Le journal du grand Maître de thé
par KOBORI Sojitsu,
treizième grand Maître de l’Ecole Enshu Sado
Notre propre capacité[mois d’août 2018]
La saison des pluies s’est terminée le 29 juin dernier à Tokyo, la ville que j’habite. Il parait que c’est la plus courte saison des pluies jamais enregistrée depuis qu’on avait commencé à faire une observation météorologique. Plus d’un aura eu le sentiment qu’à Tokyo, il y a eu peu de jours humides pendant cette période. Mais, dans d’autres régions, il y a eu des pluies torrentielles qui ont fait des dégâts considérables. En plus, on a plus de séismes que d’habitude, ce qui nous inquiète un peu à franchement parler.
De nos jours, la plupart des fonctions d’une société sont mécanisées, automatisées, électrifiées et numérisées. Ce système commode s’avère malcommode et inefficace une fois catastrophe arrivée. Dernièrement, lors du séisme de force 6 qui a frappé la ville d’Osaka, la plupart des moyens de transport en commun ont été arrêtés momentanément. Ce n’est pas parce que ces moyens de transport ont été tous endommagés, mais parce qu’il a fallu un certain temps pour vérifier s’ils pourraient fonctionner normalement. Avant qu’on tranche la question, tout est interrompu. Voilà la réalité. Nous sommes obligés d’accepter ce processus d’autant que notre vie s’appuie sur des outils mécaniques. Il est hors de question que l’humanité s’affranchisse de ce mécanisme. Pour autant, il me parait nécessaire de remettre en valeur la capacité propre à l’humanité. Je veux dire par là qu’au lieu de tout numériser, il faudrait réserver une place à l’analogique.
Dans notre société moderne où tout est numérisé, sans parler de domaines à haute technicité tels que l’ordinateur, même au niveau de notre foyer, une fois qu’il y a dysfonctionnement d’un dispositif quelconque, il n’est pas facile de le réparer. Autrefois, s’il s’agissait d’une petite panne, nous pouvions la réparer nous-mêmes.

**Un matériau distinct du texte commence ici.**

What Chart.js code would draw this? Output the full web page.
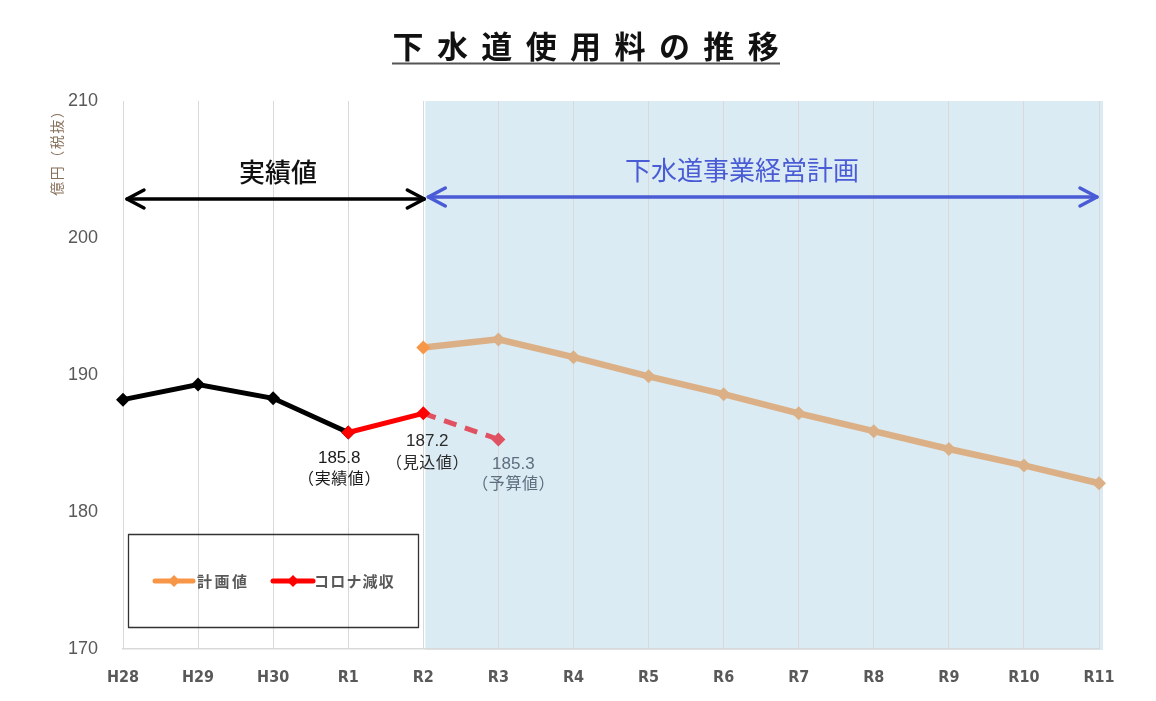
<!DOCTYPE html>
<html>
<head>
<meta charset="utf-8">
<script src="https://cdn.jsdelivr.net/npm/chart.js@4/dist/chart.umd.min.js"></script>
<style>
  html, body { margin: 0; padding: 0; background: #fff; }
  #wrap { width: 1156px; height: 701px; position: relative; }
</style>
</head>
<body>
<div id="wrap"><canvas id="c" width="1156" height="701"></canvas></div>
<script>
// ---- data ----
const categories = ["H28","H29","H30","R1","R2","R3","R4","R5","R6","R7","R8","R9","R10","R11"];
const actualValues = [188.2, 189.3, 188.3, 185.8, null, null, null, null, null, null, null, null, null, null];
const coronaValues = [null, null, null, 185.8, 187.2, null, null, null, null, null, null, null, null, null];
const budgetValues = [null, null, null, null, 187.2, 185.3, null, null, null, null, null, null, null, null];
const planValues   = [null, null, null, null, 192.0, 192.6, 191.3, 189.9, 188.6, 187.2, 185.9, 184.6, 183.4, 182.1];
const yTicks = [170, 180, 190, 200, 210];
const titleText = "下水道使用料の推移";
const yAxisTitle = "億円（税抜）";
const legendLabels = ["計画値", "コロナ減収"];
const pointNotes = [
  { idx: 3, value: 185.8, lines: ["185.8", "（実績値）"] },
  { idx: 4, value: 187.2, lines: ["187.2", "（見込値）"] },
  { idx: 5, value: 185.3, lines: ["185.3", "（予算値）"] }
];
const periodLabels = ["実績値", "下水道事業経営計画"];

const JP = "'Noto Sans CJK JP', 'Noto Sans', sans-serif";

function arrowHead(ctx, x, y, dir, len, half) {
  ctx.beginPath();
  ctx.moveTo(x - dir * len, y - half);
  ctx.lineTo(x, y);
  ctx.lineTo(x - dir * len, y + half);
  ctx.stroke();
}

// draw a string char by char with fixed step, centred on cx
function monoText(ctx, str, cx, cy, step) {
  const chars = Array.from(str);
  const start = cx - (chars.length - 1) * step / 2;
  chars.forEach((ch, i) => ctx.fillText(ch, start + i * step, cy));
}

const decor = {
  id: 'decor',
  beforeDraw(chart) {
    const { ctx, chartArea, scales } = chart;
    ctx.save();
    ctx.fillStyle = '#ffffff';
    ctx.fillRect(0, 0, chart.width, chart.height);
    const x0 = scales.x.getPixelForValue(4) + 2;
    const x1 = scales.x.getPixelForValue(13) + 4;
    ctx.fillStyle = '#dbebf3';
    ctx.fillRect(x0, chartArea.top, x1 - x0, chartArea.bottom - chartArea.top + 1);
    ctx.restore();
  },
  afterDraw(chart) {
    const { ctx, scales } = chart;
    const xs = scales.x, ys = scales.y;
    ctx.save();

    // Title with spaced characters and underline
    ctx.fillStyle = '#111';
    ctx.font = "bold 31px " + JP;
    ctx.textAlign = 'center';
    ctx.textBaseline = 'middle';
    monoText(ctx, titleText, 585.6, 46, 44.4);
    ctx.strokeStyle = '#555';
    ctx.lineWidth = 2.2;
    ctx.beginPath();
    ctx.moveTo(392, 63.5); ctx.lineTo(780, 63.5); ctx.stroke();

    // Y axis title (vertical)
    ctx.save();
    ctx.translate(57, 150);
    ctx.rotate(-Math.PI / 2);
    ctx.fillStyle = '#86705a';
    ctx.font = "14px " + JP;
    ctx.textAlign = 'center';
    ctx.textBaseline = 'middle';
    monoText(ctx, yAxisTitle, 0, 0, 15.5);
    ctx.restore();

    // Period arrows
    const xa0 = xs.getPixelForValue(0) + 4;
    const xa1 = xs.getPixelForValue(4) + 1;
    ctx.strokeStyle = '#000';
    ctx.lineWidth = 3.5;
    ctx.lineCap = 'round';
    ctx.lineJoin = 'round';
    ctx.beginPath(); ctx.moveTo(xa0, 199); ctx.lineTo(xa1, 199); ctx.stroke();
    arrowHead(ctx, xa0, 199, -1, 17, 9);
    arrowHead(ctx, xa1, 199, 1, 17, 9);

    const xb0 = xs.getPixelForValue(4) + 5;
    const xb1 = xs.getPixelForValue(13) - 2;
    ctx.strokeStyle = '#4a5bd6';
    ctx.beginPath(); ctx.moveTo(xb0, 197); ctx.lineTo(xb1, 197); ctx.stroke();
    arrowHead(ctx, xb0, 197, -1, 17, 9);
    arrowHead(ctx, xb1, 197, 1, 17, 9);

    ctx.textAlign = 'center';
    ctx.textBaseline = 'middle';
    ctx.font = "500 26px " + JP;
    ctx.fillStyle = '#111';
    ctx.fillText(periodLabels[0], 278, 172);
    ctx.fillStyle = '#4a5bd6';
    ctx.font = "26px " + JP;
    ctx.fillText(periodLabels[1], 742, 170);

    // Point notes
    const noteStyle = [
      { dx: -9, dy1: 26, dy2: 45, color: '#1a1a1a' },
      { dx: 4, dy1: 28, dy2: 49, color: '#2a2a2a' },
      { dx: 15, dy1: 25, dy2: 44, color: '#5d6e7e' }
    ];
    pointNotes.forEach((n, i) => {
      const s = noteStyle[i];
      const px = xs.getPixelForValue(n.idx) + s.dx;
      const py = ys.getPixelForValue(n.value);
      ctx.fillStyle = s.color;
      ctx.font = "17px 'Liberation Sans', sans-serif";
      ctx.fillText(n.lines[0], px, py + s.dy1);
      ctx.font = "16px " + JP;
      monoText(ctx, n.lines[1], px, py + s.dy2, 16.6);
    });

    // Legend box
    ctx.strokeStyle = '#333';
    ctx.lineWidth = 1.3;
    ctx.strokeRect(128.5, 534.5, 290, 93);
    const items = [
      { x0: 155, x1: 193, color: '#f79646', text: legendLabels[0], tx: 197, step: 17.5 },
      { x0: 273, x1: 313, color: '#ff0000', text: legendLabels[1], tx: 314, step: 16.2 }
    ];
    ctx.font = "bold 15px " + JP;
    ctx.textAlign = 'left';
    items.forEach(it => {
      ctx.strokeStyle = it.color;
      ctx.lineWidth = 5;
      ctx.lineCap = 'round';
      ctx.beginPath(); ctx.moveTo(it.x0, 581); ctx.lineTo(it.x1, 581); ctx.stroke();
      const mx = (it.x0 + it.x1) / 2;
      ctx.fillStyle = it.color;
      ctx.beginPath();
      ctx.moveTo(mx, 575); ctx.lineTo(mx + 6, 581); ctx.lineTo(mx, 587); ctx.lineTo(mx - 6, 581);
      ctx.closePath(); ctx.fill();
      ctx.fillStyle = '#595959';
      Array.from(it.text).forEach((ch, k) => ctx.fillText(ch, it.tx + k * it.step, 581));
    });

    ctx.restore();
  }
};

const planPointColors = planValues.map((v, i) => i === 4 ? '#f79646' : '#dcb086');
const budgetRadius = budgetValues.map((v, i) => i === 5 ? 7 : 0);

new Chart(document.getElementById('c'), {
  type: 'line',
  data: {
    labels: categories,
    datasets: [
      {
        label: '計画値',
        data: planValues,
        borderColor: '#dcb086',
        borderWidth: 6.5,
        pointStyle: 'rectRot',
        pointRadius: 7,
        pointBackgroundColor: planPointColors,
        pointBorderColor: planPointColors,
        pointBorderWidth: 0,
        order: 4
      },
      {
        label: '予算値',
        data: budgetValues,
        borderColor: '#e05262',
        borderWidth: 5,
        borderDash: [13, 9],
        pointStyle: 'rectRot',
        pointRadius: budgetRadius,
        pointBackgroundColor: '#e05262',
        pointBorderWidth: 0,
        order: 3
      },
      {
        label: '実績値',
        data: actualValues,
        borderColor: '#000000',
        borderWidth: 5,
        pointStyle: 'rectRot',
        pointRadius: 7,
        pointBackgroundColor: '#000000',
        pointBorderWidth: 0,
        order: 2
      },
      {
        label: 'コロナ減収',
        data: coronaValues,
        borderColor: '#ff0000',
        borderWidth: 5,
        pointStyle: 'rectRot',
        pointRadius: 7,
        pointBackgroundColor: '#ff0000',
        pointBorderWidth: 0,
        order: 1
      }
    ]
  },
  options: {
    responsive: false,
    animation: false,
    devicePixelRatio: 1,
    layout: { padding: { top: 101, right: 57, left: 0, bottom: 0 } },
    plugins: {
      legend: { display: false },
      title: { display: false },
      tooltip: { enabled: false }
    },
    elements: { line: { tension: 0 } },
    scales: {
      x: {
        type: 'category',
        offset: false,
        grid: { color: '#d9d9d9', lineWidth: 1, drawTicks: false },
        border: { display: true, color: '#d9d9d9', width: 1.5 },
        ticks: {
          padding: 19,
          color: '#595959',
          font: { family: "'Liberation Sans Narrow', 'DejaVu Sans Condensed', sans-serif", size: 16, weight: 'bold' },
          maxRotation: 0
        },
        afterFit(scale) { scale.height = 52; }
      },
      y: {
        min: 170,
        max: 210,
        afterBuildTicks(scale) { scale.ticks = yTicks.map(v => ({ value: v })); },
        grid: { display: false },
        border: { display: false },
        ticks: {
          padding: 17,
          color: '#595959',
          font: { family: "'Liberation Sans', sans-serif", size: 18 }
        },
        afterFit(scale) { scale.width = 123; }
      }
    }
  },
  plugins: [decor]
});
</script>
</body>
</html>
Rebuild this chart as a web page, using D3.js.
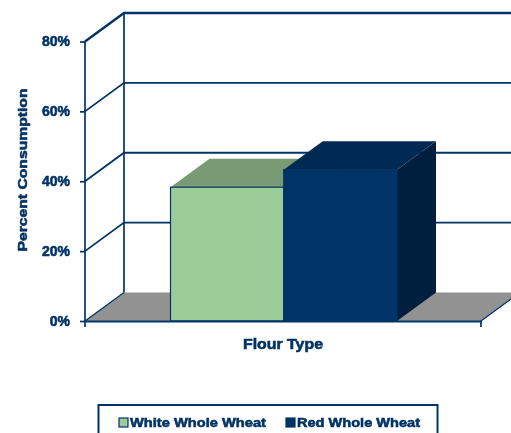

Mais, aujourd’hui, si nous nous aventurons à toucher au cœur du dispositif en panne, nous courons le risque de perdre la totalité des données de celui-ci. La conservation des données au Japon est assurée depuis longtemps dans beaucoup de domaines dont celui de l’art de thé par du papier et de l’encre de Chine. Les kakemonos de l’époque Heian conservent leur valeur en traversant plus de mille ans d’histoire. Tant que le papier et l’encre ne s’useront pas, leur valeur sera intacte.
Je ne nie pas les données digitales, mais je voudrais que l’humanité garde, en matière de pensées, une part de nous-mêmes qui ne s’appuie pas sur des outils mécaniques. Force est de constater que la mémoire de l’homme s’altère considérablement à tel point que, dans mon cas par exemple, je suis désormais incapable de me rappeler certains numéros de téléphone, dont parfois le mien, alors que dans l’ère analogique, j’avais au moins cent numéros en tête. Si l’on s’appuie sur des matériels, on obtient confort, mais il y a toujours quelque chose de perdu en même temps. Je pense qu’il est grand temps de réfléchir sur ce que nous pourrons et devrons faire nous-mêmes.